May 18, 1986|EVELYN De WOLFE

Thaddeus Lowe, a professor and pioneer aeronaut who founded the Army Balloon Corps during the Civil War, came to reside in Pasadena in 1888 and turned a 6,100-foot mountain into a major tourist attraction between 1893 and 1938.

The first segment of the trip to Mt. Lowe was made by Pacific Electric Railway from Los Angeles via Pasadena. Beyond Altadena, the ascent was made by the Mount Lowe Railway on a funicular that was 3,000 feet long.

With a growing number of visitors taking the ride on the "Mountain Railway," Lowe proposed extending the railroad to Mt. Wilson but was unable to get the rights of way.

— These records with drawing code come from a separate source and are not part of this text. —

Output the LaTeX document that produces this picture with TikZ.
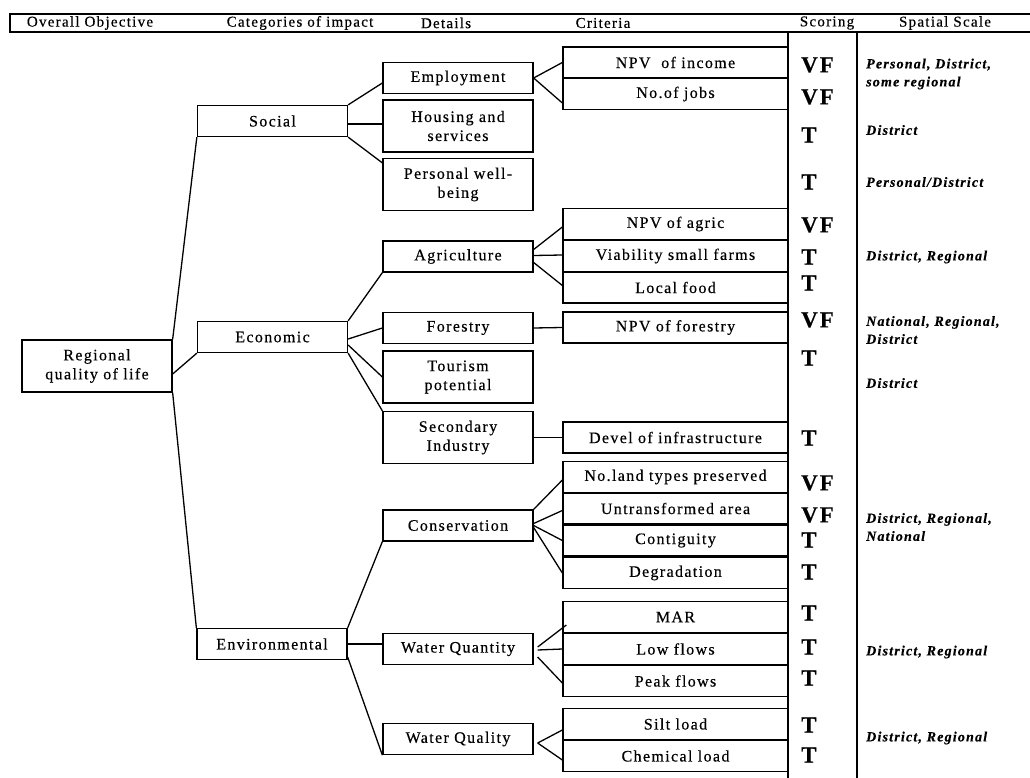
\documentclass[tikz,border=0pt]{standalone}
\usepackage{fontspec}
\setmainfont{Liberation Serif}[LetterSpace=8.5,FakeBold=0.4]
\tikzset{ln/.style={line width=1.3pt}}
\tikzset{box/.style={draw,ln,minimum width=150,minimum height=31,inner sep=0pt,align=center,font=\fontsize{16}{19}\selectfont}}
\tikzset{tall/.style={box,minimum height=52}}
\tikzset{crit/.style={box,minimum width=225}}
\tikzset{hd/.style={font=\fontsize{15}{15}\selectfont}}
\tikzset{sc/.style={anchor=west,inner sep=0pt,font=\fontsize{23}{23}\selectfont\bfseries}}
\tikzset{sp/.style={anchor=west,inner sep=0pt,align=left,font=\fontsize{14}{18}\selectfont\bfseries\itshape}}

\begin{document}
\begin{tikzpicture}[x=1pt,y=-1pt]
        \useasboundingbox (0,0) rectangle (1030,778);
        % header row
        \draw[ln] (1040,14) -- (10,14) -- (10,32) -- (1040,32);
        \node[hd] (h1) at (90,23) {Overall Objective};
        \node[hd] (h2) at (300,23) {Categories of impact};
        \node[hd] (h3) at (446,23) {Details};
        \node[hd] (h4) at (603,23) {Criteria};
        \node[hd] (h5) at (827,23) {Scoring};
        \node[hd] (h6) at (945,23) {Spatial Scale};
        % scoring column
        \draw[ln] (788,32) -- (788,790);
        \draw[ln] (857,32) -- (857,790);

        \node[tall] (reg) at (97,366) {Regional\\quality of life};

        \node[box] (soc) at (272.5,121) {Social};
        \node[box] (eco) at (272.5,337) {Economic};
        \node[box] (env) at (272,644) {Environmental};

        \node[box] (emp) at (458,78) {Employment};
        \node[tall] (hou) at (458,126) {Housing and\\services};
        \node[tall] (per) at (458,184.5) {Personal well-\\being};
        \node[box] (agr) at (458,256.5) {Agriculture};
        \node[box] (for) at (458,328) {Forestry};
        \node[tall] (tou) at (458,377) {Tourism\\potential};
        \node[tall] (sec) at (458,437.5) {Secondary\\Industry};
        \node[box] (con) at (458,525.5) {Conservation};
        \node[box] (wqn) at (458,649) {Water Quantity};
        \node[box] (wql) at (458,739) {Water Quality};

        \node[crit] (inc) at (675.5,62.5) {NPV\ \ of income};
        \node[crit] (job) at (675.5,94) {No.of jobs};
        \node[crit] (agc) at (675.5,224) {NPV of agric};
        \node[crit] (via) at (675.5,256) {Viability small farms};
        \node[crit] (foo) at (675.5,287.5) {Local food};
        \node[crit] (fst) at (675.5,327.5) {NPV of forestry};
        \node[crit] (dev) at (675.5,437.5) {Devel of infrastructure};
        \node[crit] (lan) at (675.5,477) {No.land types preserved};
        \node[crit] (unt) at (675.5,508.5) {Untransformed area};
        \node[crit] (cnt) at (675.5,540.5) {Contiguity};
        \node[crit] (deg) at (675.5,573) {Degradation};
        \node[crit] (mar) at (675.5,617) {MAR};
        \node[crit] (low) at (675.5,649) {Low flows};
        \node[crit] (pea) at (675.5,681) {Peak flows};
        \node[crit] (sil) at (675.5,724) {Silt load};
        \node[crit] (che) at (675.5,756) {Chemical load};

        % objective to categories
        \draw[ln] (reg.north east) -- (soc.south west);
        \draw[ln] ([yshift=-8pt]reg.east) -- (eco.south west);
        \draw[ln] (reg.south east) -- (env.north west);
        % categories to details
        \draw[ln] (soc.north east) -- ([yshift=-5pt]emp.west);
        \draw[ln] ([yshift=-3pt]soc.east) -- ([yshift=-3pt]soc.east -| hou.west);
        \draw[ln] (soc.south east) -- ([yshift=-5pt]per.north west);
        \draw[ln] (eco.north east) -- (agr.south west);
        \draw[ln] ([yshift=-2pt]eco.east) -- (for.west);
        \draw[ln] ([yshift=-8pt]eco.east) -- (tou.west);
        \draw[ln] (eco.south east) -- (sec.north west);
        \draw[ln] (env.north east) -- (con.south west);
        \draw[ln] (env.east) -- (env.east -| wqn.west);
        \draw[ln] ([yshift=-13pt]env.east) -- (wql.south west);
        % details to criteria
        \draw[ln] (emp.east) -- (inc.west);
        \draw[ln] (emp.east) -- ([yshift=-9pt]job.west);
        \draw[ln] ([yshift=7pt]agr.east) -- ([yshift=-3pt]agc.west);
        \draw[ln] ([yshift=1pt]agr.east) -- ([yshift=1pt]via.west);
        \draw[ln] ([yshift=-6pt]agr.east) -- ([yshift=2pt]foo.west);
        \draw[ln] (for.east) -- (fst.west);
        \draw[ln] (sec.east) -- (dev.west);
        \draw[ln] (con.north east) -- ([yshift=-3pt]lan.west);
        \draw[ln] ([yshift=2pt]con.east) -- ([yshift=-2pt]unt.west);
        \draw[ln] (con.east) -- (cnt.west);
        \draw[ln] ([yshift=-2pt]con.east) -- (deg.west);
        \draw[ln] ([xshift=4pt,yshift=2pt]wqn.east) -- ([xshift=4pt,yshift=-8pt]mar.west);
        \draw[ln] ([xshift=4pt,yshift=-1pt]wqn.east) -- (low.west);
        \draw[ln] ([xshift=4pt,yshift=-8pt]wqn.east) -- ([yshift=-2pt]pea.west);
        \draw[ln] ([xshift=4pt,yshift=-4pt]wql.east) -- ([yshift=-6pt]sil.west);
        \draw[ln] ([xshift=4pt,yshift=-4pt]wql.east) -- ([yshift=-4pt]che.west);

        % scoring
        \node[sc] (s1) at (801,65) {VF};
        \node[sc] (s2) at (801,97) {VF};
        \node[sc] (s3) at (801,135) {T};
        \node[sc] (s4) at (801,182) {T};
        \node[sc] (s5) at (801,225) {VF};
        \node[sc] (s6) at (801,257) {T};
        \node[sc] (s7) at (801,283) {T};
        \node[sc] (s8) at (801,320) {VF};
        \node[sc] (s9) at (801,358) {T};
        \node[sc] (s10) at (801,438) {T};
        \node[sc] (s11) at (801,483) {VF};
        \node[sc] (s12) at (801,515) {VF};
        \node[sc] (s13) at (801,540) {T};
        \node[sc] (s14) at (801,572) {T};
        \node[sc] (s15) at (801,613) {T};
        \node[sc] (s16) at (801,647) {T};
        \node[sc] (s17) at (801,678) {T};
        \node[sc] (s18) at (801,725) {T};
        \node[sc] (s19) at (801,755) {T};

        % spatial scale
        \node[sp] (p1) at (866,74) {Personal, District,\\some regional};
        \node[sp] (p2) at (866,130) {District};
        \node[sp] (p3) at (866,182) {Personal/District};
        \node[sp] (p4) at (866,257) {District, Regional};
        \node[sp] (p5) at (866,330) {National, Regional,\\District};
        \node[sp] (p6) at (866,383) {District};
        \node[sp] (p7) at (866,527) {District, Regional,\\National};
        \node[sp] (p8) at (866,652) {District, Regional};
        \node[sp] (p9) at (866,738) {District, Regional};
      \end{tikzpicture}
\end{document}
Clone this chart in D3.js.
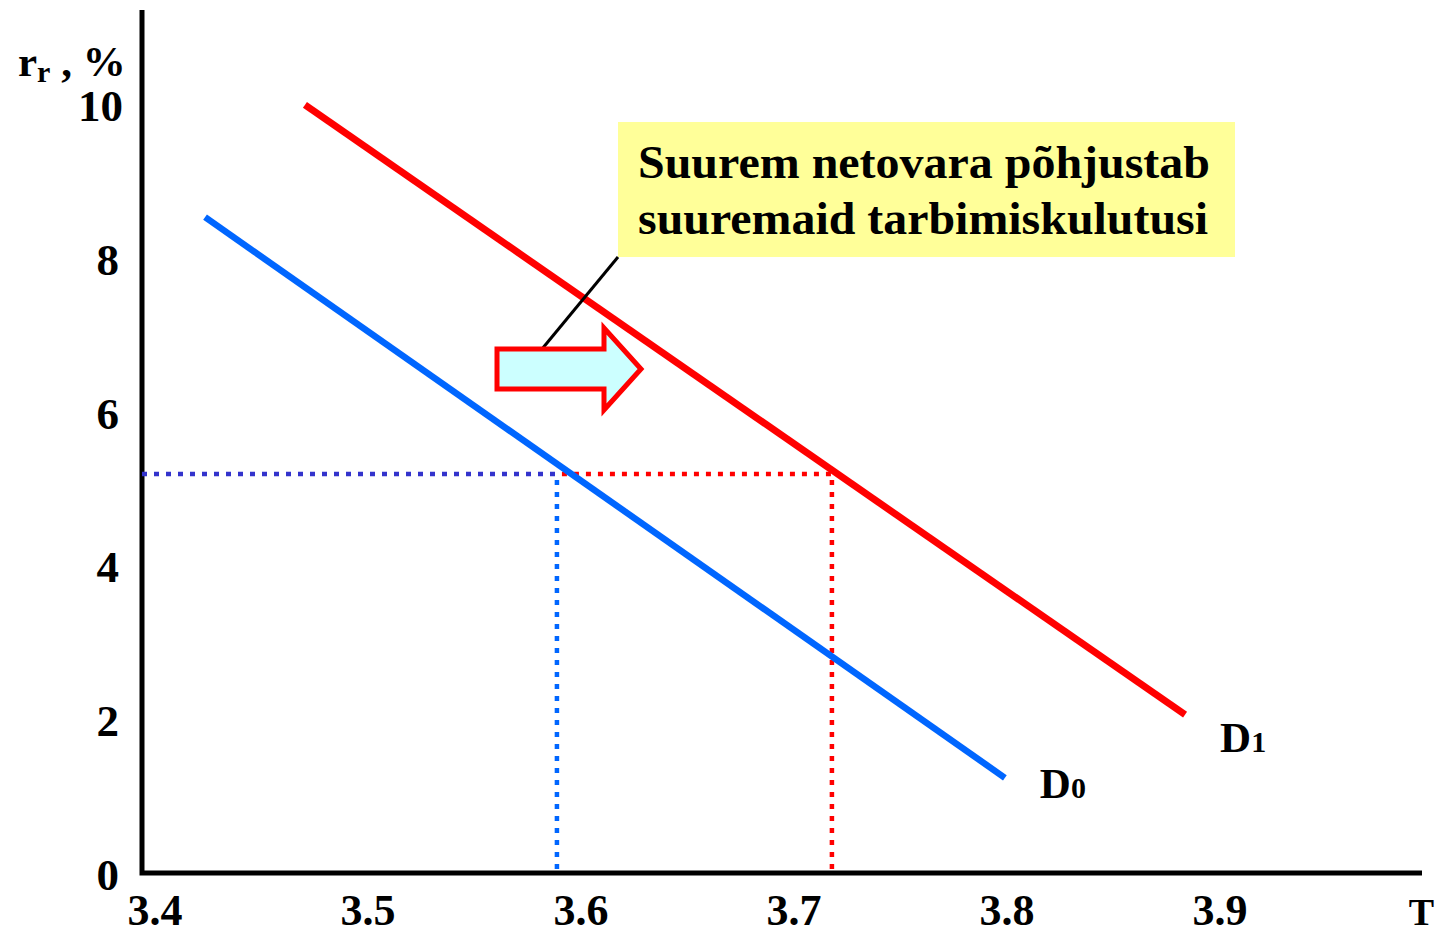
<!DOCTYPE html>
<html>
<head>
<meta charset="utf-8">
<script src="https://cdn.jsdelivr.net/npm/d3@7"></script>
<style>
  body { margin: 0; background: #fff; }
  text { font-family: "Liberation Serif", "Times New Roman", serif; font-weight: bold; }
</style>
</head>
<body>
<svg id="chart" width="1438" height="936"></svg>
<script>
// data
const xTicks = [3.4, 3.5, 3.6, 3.7, 3.8, 3.9]
const yTicks = [0, 2, 4, 6, 8, 10]
const d0 = [[3.4235, 8.58], [3.799, 1.29]]
const d1 = [[3.4704, 10.04], [3.8836, 2.11]]
const rEq = 5.24
const qD0 = 3.5887
const qD1 = 3.7178
const note = ["Suurem netovara põhjustab", "suuremaid tarbimiskulutusi"]

const svg = d3.select('#chart')

const x = d3.scaleLinear().domain([3.4, 3.9]).range([155, 1220])
const y = d3.scaleLinear().domain([0, 10]).range([877, 108])

const axisX0 = 142, axisY0 = 873

// axes
svg.append('path')
    .attr('d', `M${axisX0},10 V${axisY0} H1422`)
    .attr('fill', 'none')
    .attr('stroke', 'black')
    .attr('stroke-width', 5)

svg.selectAll('.xlab')
    .data(xTicks)
    .join('text')
    .attr('x', d => x(d))
    .attr('y', 925)
    .attr('text-anchor', 'middle')
    .attr('font-size', 44)
    .text(d => d.toFixed(1))

svg.selectAll('.ylab')
    .data(yTicks)
    .join('text')
    .attr('x', d => d === 10 ? 123 : 119)
    .attr('y', d => y(d) + 13)
    .attr('text-anchor', 'end')
    .attr('font-size', 45)
    .text(d => d)

svg.append('text')
    .attr('x', 18)
    .attr('y', 76)
    .attr('font-size', 43)
    .call(t => t.append('tspan').text('r'))
    .call(t => t.append('tspan').attr('font-size', 30).attr('dy', 6).text('r'))
    .call(t => t.append('tspan').attr('dy', -6).text(' , %'))

svg.append('text')
    .attr('x', 1434)
    .attr('y', 925)
    .attr('text-anchor', 'end')
    .attr('font-size', 38)
    .text('T')

// dotted guides
const dots = (x1, y1, x2, y2, color) => svg.append('line')
    .attr('x1', x1).attr('y1', y1).attr('x2', x2).attr('y2', y2)
    .attr('stroke', color)
    .attr('stroke-width', 4.5)
    .attr('stroke-dasharray', '5 7')

dots(axisX0, y(rEq), x(qD0), y(rEq), '#3333cc')
dots(x(qD0) + 5, y(rEq), x(qD1), y(rEq), '#ff0000')
dots(x(qD0), y(rEq) + 6, x(qD0), axisY0, '#0066ff')
dots(x(qD1), y(rEq) + 6, x(qD1), axisY0, '#ff0000')

// demand curves
const line = d3.line().x(d => x(d[0])).y(d => y(d[1]))

svg.append('path')
    .datum(d0)
    .attr('d', line)
    .attr('stroke', '#0066ff')
    .attr('stroke-width', 6.5)
    .attr('fill', 'none')

svg.append('path')
    .datum(d1)
    .attr('d', line)
    .attr('stroke', '#ff0000')
    .attr('stroke-width', 7)
    .attr('fill', 'none')

svg.append('text')
    .attr('x', x(d0[1][0]) + 35)
    .attr('y', y(d0[1][1]) + 20)
    .attr('font-size', 43)
    .call(t => t.append('tspan').text('D'))
    .call(t => t.append('tspan').attr('font-size', 30).text('0'))

svg.append('text')
    .attr('x', x(d1[1][0]) + 35)
    .attr('y', y(d1[1][1]) + 37)
    .attr('font-size', 43)
    .call(t => t.append('tspan').text('D'))
    .call(t => t.append('tspan').attr('font-size', 30).text('1'))

// callout
svg.append('rect')
    .attr('x', 618).attr('y', 122)
    .attr('width', 617).attr('height', 135)
    .attr('fill', '#ffff99')

svg.selectAll('.note')
    .data(note)
    .join('text')
    .attr('x', 638)
    .attr('y', (d, i) => 178 + i * 56)
    .attr('font-size', 46)
    .attr('textLength', (d, i) => i === 0 ? 572 : 570)
    .attr('lengthAdjust', 'spacingAndGlyphs')
    .text(d => d)

svg.append('line')
    .attr('x1', 618).attr('y1', 257)
    .attr('x2', 542).attr('y2', 349)
    .attr('stroke', 'black')
    .attr('stroke-width', 3)

// block arrow
svg.append('path')
    .attr('d', 'M497,349 H604 V328 L641,369 L604,410 V389 H497 Z')
    .attr('fill', '#ccffff')
    .attr('stroke', '#ff0000')
    .attr('stroke-width', 5)
</script>
</body>
</html>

He also envisioned an airship to take passengers to Mt. Lowe, and in 1910 his dream seemed close to being realized when the Lowe Airship Construction Co. was organized and subscriptions were sought to finance the project. The plans were jubilantly endorsed by the Pasadena Board of Trade.

Los Angeles was still experiencing its growing pains when Lowe first conceived his resort project. The ornate, three-story Echo Mountain House was opened on a point high above Rubio Canyon in 1893, and it was reached by the skillfully engineered Incline Railway, destined to become world famous.

The mechanism of the Great Incline was the invention of Andrew Smith Hallidie of San Francisco, who had previously solved the transportation problems of that city.

The cars on the incline were permanently attached to an endless cable and were so balanced that in descending and ascending they passed each other midway at an automatic turnout operated by means of a giant bull wheel driven by an electric motor that simultaneously gripped the cable.

Above the Power House, visitors could check out the Great Searchlight that had been exhibited at the World's Fair in Chicago and then bought by Prof. Lowe. The reflecting lens projected 3 million candle power light and could be seen from 150 miles at sea.

A fire on Echo Mountain destroyed Mt. Lowe Tavern in 1936 and only a heap of ashes, broken masonry and twisted pipes remained.

It was the beginning of the end. Within a short time the little mountain railway and the dreams of Prof. Thaddeus Lowe would yield to tough competition from new scenic highways.